Outside we head for the oldest complete medieval streets in Britain, Vicars Close. The houses of the close were built in the 14th century under direction from Bishop Ralph of Shrewsbury and the iconic chimneys were added in the 15th century. Originally 42 houses were built (one per vicar) to provide communal accommodation for the Vicars Choral, who sang daily worship within the Cathedral. Some were combined following the Reformation when vicars were allowed to marry. Today, the Close comprises of 27 residences, a chapel, library, treasury and muniment room.  There is also a dining hall connected to the Cathedral by a covered walkway, the Chain Gate Bridge.



The centuries old tradition of Vicars Choral still continues today. The current occupants still include all twelve men of the Vicars Choral, plus the organists and vergers. Vicars Choral have remained at the heart of life at Wells Cathedral since the 1100s and are now recognised as a world-class choir.

Reflecting the Close’s significance, all its buildings are Grade I listed. They are an amazing set of terraced houses with exquisite architecture and I always have to remind myself of when they were built.
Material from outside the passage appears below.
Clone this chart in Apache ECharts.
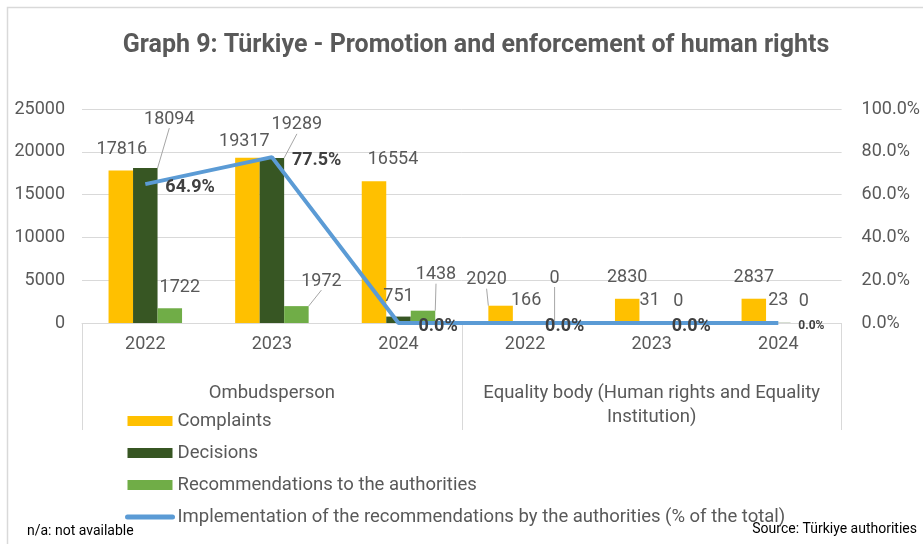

We wander the grounds, call in for coffee at the Bishop’s Palace cafĂ©, walk along the moat admiring the building techniques on show and stop to examine the patterns on the pavement caused by falling leaves. Autumn has finally arrived. The trees up the A38 yesterday were a stunning palette of gold, russet red, brown and green hues. Here around the moat, the large leaves of the London Maples have turned deep red and gold and lie face down stuck in random patterns on the wet pavement surfaces.


Whenever we wonder the main street of Wells past the shops, we always laugh. If you have ever seen the film ‘Hot Fuzz’ you will know why. If you are visiting Wells and haven’t seen this film yet, watch it before you go!

Back at Bramble Hill, our worst fears are met. The rain we experienced earlier has left the field squelchy. Puddles are forming and there is more heavy rain forecast for tonight!

Did we pack arm bands?

Postscript:

I love being in bed at night in the motorhome when it is raining outside. Maggie sleeps through it all. We have two big skylight windows through which we can see the stars and moon quite easily. Tonight, the clouds are scudding across the narrow square window views. The rain hammers down on the roof and I can hear torrents of water flowing down the sides and front of the habitation unit. It is a disconcerting sound to say the least, like little waterfalls. The staccato incessant tapping of raindrops on the skylight takes on a rhythm of its own.

 At 2am I crawl visit the bathroom to check whether the cupboard is wet. Ever since we had a cascade leak through the aerial socket into the bathroom cupboard, I have always been slightly unsettled by intense rainfall. I know our dealer fixed it very well and we have never had any problems since but tonight’s torrential rain leaves me uneasy.  Of course, there is no leak. Everything is watertight as it should be.

I check again at 04.15am and then again at 06.25am. Paranoia. I always suffer from unnecessary paranoia!